→ **Directions for this task**: Return the lines below exactly, from the first line to the line that contains "(0,0) rectangle (1215,899);". Leave out pictures.

— START —

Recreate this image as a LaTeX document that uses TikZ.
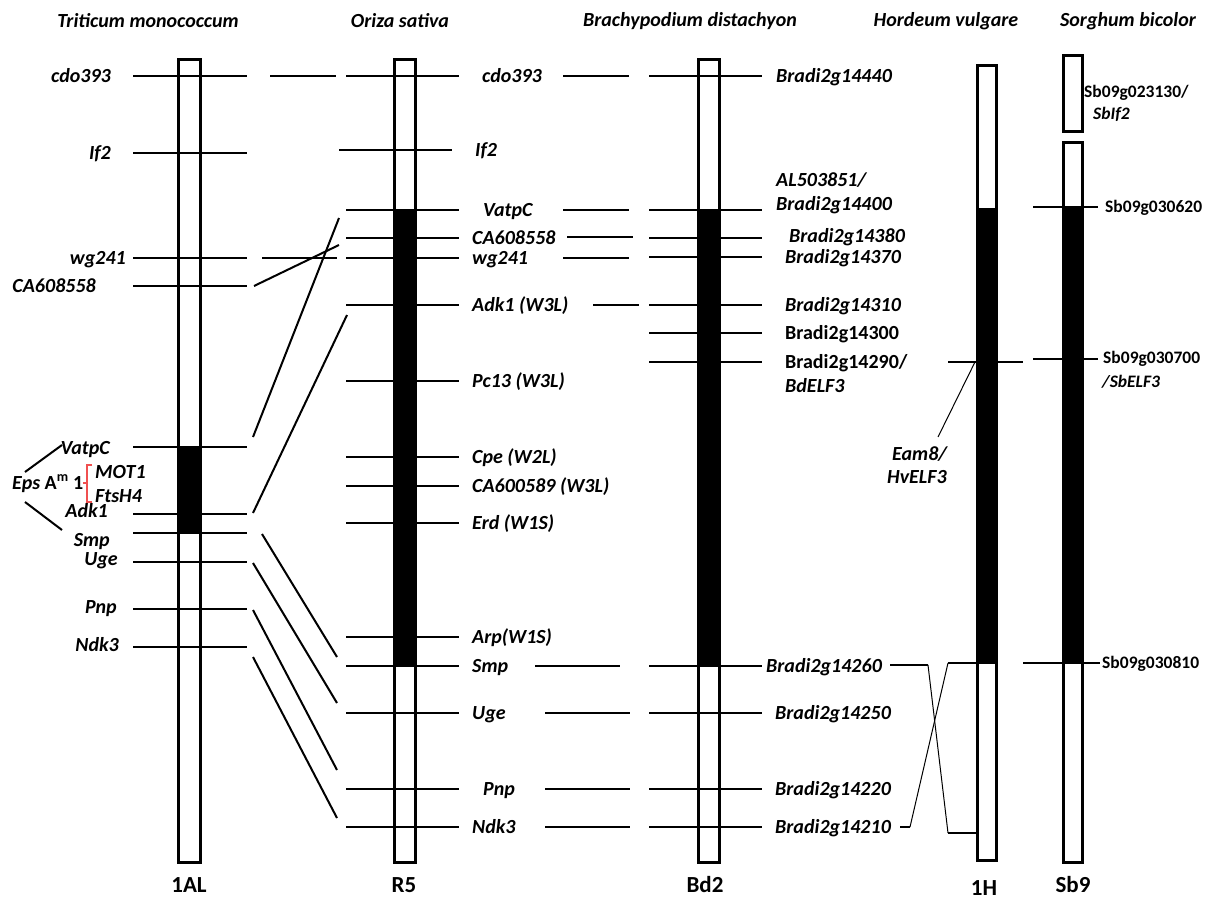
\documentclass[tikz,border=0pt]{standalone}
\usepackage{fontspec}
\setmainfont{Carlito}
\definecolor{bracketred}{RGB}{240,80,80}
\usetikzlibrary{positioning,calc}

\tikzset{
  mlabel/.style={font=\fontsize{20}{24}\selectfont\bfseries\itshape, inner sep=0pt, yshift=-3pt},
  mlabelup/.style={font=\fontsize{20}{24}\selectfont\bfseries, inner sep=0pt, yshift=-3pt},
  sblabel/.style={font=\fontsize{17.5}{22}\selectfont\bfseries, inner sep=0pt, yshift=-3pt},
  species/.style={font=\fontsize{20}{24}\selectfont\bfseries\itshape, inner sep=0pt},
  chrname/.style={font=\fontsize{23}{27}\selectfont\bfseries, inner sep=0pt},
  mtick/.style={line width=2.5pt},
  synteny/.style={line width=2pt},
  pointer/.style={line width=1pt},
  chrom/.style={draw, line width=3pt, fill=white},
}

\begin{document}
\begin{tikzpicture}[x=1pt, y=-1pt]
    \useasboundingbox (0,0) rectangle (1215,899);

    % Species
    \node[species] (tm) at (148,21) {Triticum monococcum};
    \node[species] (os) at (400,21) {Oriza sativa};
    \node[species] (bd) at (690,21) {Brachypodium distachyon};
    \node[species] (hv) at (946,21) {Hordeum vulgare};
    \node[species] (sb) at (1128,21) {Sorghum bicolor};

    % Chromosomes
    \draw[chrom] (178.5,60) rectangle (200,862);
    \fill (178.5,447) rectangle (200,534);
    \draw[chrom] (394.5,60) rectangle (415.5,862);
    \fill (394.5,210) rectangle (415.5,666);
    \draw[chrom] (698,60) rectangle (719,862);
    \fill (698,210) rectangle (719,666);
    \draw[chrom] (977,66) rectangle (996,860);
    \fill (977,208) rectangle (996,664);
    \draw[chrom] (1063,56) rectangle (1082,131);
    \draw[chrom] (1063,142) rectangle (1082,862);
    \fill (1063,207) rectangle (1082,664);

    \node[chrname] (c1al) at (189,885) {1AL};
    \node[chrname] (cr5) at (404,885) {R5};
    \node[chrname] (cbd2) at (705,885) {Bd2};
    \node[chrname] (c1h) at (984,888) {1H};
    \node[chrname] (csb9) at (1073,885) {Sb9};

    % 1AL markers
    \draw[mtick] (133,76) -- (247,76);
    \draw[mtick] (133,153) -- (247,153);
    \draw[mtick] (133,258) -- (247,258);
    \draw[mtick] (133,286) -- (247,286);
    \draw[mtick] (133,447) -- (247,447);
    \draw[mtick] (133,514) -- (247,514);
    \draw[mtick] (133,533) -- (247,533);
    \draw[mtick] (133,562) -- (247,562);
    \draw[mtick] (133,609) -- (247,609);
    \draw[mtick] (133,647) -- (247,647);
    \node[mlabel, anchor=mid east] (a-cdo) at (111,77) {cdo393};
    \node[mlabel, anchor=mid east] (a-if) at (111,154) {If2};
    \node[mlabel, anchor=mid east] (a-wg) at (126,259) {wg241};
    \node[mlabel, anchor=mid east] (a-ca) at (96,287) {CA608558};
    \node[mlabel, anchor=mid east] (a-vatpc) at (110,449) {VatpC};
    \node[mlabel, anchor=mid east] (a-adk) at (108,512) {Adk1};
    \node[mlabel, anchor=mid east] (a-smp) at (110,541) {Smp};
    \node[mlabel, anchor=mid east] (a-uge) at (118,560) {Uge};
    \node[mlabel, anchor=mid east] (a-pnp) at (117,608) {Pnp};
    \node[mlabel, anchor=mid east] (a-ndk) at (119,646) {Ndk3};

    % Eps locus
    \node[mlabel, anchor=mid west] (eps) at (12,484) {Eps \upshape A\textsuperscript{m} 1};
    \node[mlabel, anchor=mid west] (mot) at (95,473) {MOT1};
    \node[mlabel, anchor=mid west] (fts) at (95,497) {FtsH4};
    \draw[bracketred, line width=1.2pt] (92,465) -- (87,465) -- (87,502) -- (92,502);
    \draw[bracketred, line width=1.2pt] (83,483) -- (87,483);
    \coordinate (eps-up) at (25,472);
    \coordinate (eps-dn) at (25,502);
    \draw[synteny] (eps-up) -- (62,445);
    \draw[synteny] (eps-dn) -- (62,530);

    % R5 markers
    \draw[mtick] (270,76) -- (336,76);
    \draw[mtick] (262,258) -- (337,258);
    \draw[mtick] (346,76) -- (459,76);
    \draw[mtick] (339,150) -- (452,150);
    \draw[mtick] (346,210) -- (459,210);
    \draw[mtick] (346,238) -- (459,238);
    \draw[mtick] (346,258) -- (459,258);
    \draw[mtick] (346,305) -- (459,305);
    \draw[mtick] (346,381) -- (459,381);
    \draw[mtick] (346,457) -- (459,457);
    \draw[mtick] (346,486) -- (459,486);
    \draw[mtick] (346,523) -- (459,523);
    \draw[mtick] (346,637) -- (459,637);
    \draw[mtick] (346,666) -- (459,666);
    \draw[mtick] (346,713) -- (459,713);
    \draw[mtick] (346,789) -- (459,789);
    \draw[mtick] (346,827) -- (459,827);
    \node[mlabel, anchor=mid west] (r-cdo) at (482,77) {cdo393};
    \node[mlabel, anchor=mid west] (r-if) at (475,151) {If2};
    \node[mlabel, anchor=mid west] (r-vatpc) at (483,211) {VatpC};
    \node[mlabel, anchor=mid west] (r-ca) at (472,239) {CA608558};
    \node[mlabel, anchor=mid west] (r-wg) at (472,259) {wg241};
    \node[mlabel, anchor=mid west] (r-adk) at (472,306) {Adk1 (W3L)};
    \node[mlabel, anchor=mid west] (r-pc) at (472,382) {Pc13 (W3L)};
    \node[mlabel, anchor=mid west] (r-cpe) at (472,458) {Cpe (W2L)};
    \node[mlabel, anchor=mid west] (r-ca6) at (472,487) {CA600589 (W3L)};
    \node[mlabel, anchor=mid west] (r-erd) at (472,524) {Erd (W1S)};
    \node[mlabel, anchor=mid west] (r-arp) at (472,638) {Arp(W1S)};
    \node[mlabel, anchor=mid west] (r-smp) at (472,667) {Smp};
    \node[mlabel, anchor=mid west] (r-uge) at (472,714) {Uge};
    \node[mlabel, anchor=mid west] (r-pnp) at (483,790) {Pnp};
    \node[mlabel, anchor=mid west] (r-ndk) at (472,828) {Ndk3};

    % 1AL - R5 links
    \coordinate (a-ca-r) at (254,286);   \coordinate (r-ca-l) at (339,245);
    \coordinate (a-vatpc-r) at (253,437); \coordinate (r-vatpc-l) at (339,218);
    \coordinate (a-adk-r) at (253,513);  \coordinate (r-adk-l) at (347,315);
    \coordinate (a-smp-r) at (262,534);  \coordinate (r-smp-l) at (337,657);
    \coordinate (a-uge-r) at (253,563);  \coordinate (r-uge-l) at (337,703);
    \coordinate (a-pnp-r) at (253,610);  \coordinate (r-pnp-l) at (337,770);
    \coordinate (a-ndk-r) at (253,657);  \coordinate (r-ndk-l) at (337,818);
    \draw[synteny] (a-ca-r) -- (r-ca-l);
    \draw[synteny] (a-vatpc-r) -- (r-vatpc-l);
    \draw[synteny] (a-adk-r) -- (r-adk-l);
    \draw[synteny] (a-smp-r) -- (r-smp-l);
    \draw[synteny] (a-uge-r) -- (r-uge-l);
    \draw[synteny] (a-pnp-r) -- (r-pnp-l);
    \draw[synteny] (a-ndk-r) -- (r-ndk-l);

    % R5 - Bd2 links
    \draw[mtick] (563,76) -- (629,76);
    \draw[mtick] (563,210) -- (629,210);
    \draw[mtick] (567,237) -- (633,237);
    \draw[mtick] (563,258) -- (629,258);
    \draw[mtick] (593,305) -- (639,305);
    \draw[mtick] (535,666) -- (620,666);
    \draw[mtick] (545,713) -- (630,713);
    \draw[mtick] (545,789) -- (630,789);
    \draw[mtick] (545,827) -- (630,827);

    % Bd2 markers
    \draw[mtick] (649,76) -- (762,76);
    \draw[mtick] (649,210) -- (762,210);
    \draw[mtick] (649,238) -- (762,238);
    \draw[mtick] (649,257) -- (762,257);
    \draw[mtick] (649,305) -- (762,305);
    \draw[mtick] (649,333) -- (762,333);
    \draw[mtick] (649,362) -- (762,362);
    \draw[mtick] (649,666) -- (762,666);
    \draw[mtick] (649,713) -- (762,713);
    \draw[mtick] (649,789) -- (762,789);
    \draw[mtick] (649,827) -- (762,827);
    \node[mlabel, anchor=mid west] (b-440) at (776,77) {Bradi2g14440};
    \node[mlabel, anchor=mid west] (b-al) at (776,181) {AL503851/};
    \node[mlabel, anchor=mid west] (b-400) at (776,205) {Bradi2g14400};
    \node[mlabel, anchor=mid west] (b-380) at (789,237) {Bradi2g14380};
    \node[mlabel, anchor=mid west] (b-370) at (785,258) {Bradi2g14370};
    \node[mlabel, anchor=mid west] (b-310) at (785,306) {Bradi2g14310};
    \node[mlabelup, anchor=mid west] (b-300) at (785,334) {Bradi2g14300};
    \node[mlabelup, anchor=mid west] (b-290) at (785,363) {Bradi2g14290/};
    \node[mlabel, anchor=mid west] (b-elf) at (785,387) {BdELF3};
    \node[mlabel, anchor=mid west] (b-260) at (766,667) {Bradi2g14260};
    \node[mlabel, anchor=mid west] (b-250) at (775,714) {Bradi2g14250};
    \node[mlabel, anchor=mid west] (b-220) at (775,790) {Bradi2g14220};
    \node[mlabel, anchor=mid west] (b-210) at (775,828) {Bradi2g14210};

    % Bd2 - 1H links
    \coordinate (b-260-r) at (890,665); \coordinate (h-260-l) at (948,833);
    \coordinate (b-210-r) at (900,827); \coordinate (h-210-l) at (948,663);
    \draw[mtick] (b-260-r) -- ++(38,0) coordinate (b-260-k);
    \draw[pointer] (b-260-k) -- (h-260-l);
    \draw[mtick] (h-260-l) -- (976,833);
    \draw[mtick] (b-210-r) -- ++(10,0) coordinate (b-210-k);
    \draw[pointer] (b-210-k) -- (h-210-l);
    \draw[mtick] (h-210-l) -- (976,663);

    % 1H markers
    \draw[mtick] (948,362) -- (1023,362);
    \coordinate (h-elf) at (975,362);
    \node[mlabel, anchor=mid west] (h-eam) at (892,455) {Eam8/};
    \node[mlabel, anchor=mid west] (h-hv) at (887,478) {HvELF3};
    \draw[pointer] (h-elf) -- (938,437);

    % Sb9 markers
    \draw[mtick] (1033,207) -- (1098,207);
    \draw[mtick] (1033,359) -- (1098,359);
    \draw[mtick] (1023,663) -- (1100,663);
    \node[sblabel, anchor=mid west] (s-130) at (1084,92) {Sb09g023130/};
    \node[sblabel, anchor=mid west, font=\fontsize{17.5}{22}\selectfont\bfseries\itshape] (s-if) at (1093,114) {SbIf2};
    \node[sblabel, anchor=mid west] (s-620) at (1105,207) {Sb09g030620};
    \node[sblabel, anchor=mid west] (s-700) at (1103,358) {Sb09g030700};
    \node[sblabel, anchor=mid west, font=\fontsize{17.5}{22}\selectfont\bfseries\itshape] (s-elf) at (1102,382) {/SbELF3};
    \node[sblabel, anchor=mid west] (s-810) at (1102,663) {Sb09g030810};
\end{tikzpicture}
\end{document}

— END —

→ **Written solution**:
Recreate this image as a LaTeX document that uses TikZ.
\documentclass[tikz,border=0pt]{standalone}
\usepackage{fontspec}
\setmainfont{Carlito}
\definecolor{bracketred}{RGB}{240,80,80}
\usetikzlibrary{positioning,calc}

\tikzset{
  mlabel/.style={font=\fontsize{20}{24}\selectfont\bfseries\itshape, inner sep=0pt, yshift=-3pt},
  mlabelup/.style={font=\fontsize{20}{24}\selectfont\bfseries, inner sep=0pt, yshift=-3pt},
  sblabel/.style={font=\fontsize{17.5}{22}\selectfont\bfseries, inner sep=0pt, yshift=-3pt},
  species/.style={font=\fontsize{20}{24}\selectfont\bfseries\itshape, inner sep=0pt},
  chrname/.style={font=\fontsize{23}{27}\selectfont\bfseries, inner sep=0pt},
  mtick/.style={line width=2.5pt},
  synteny/.style={line width=2pt},
  pointer/.style={line width=1pt},
  chrom/.style={draw, line width=3pt, fill=white},
}

\begin{document}
\begin{tikzpicture}[x=1pt, y=-1pt]
    \useasboundingbox (0,0) rectangle (1215,899);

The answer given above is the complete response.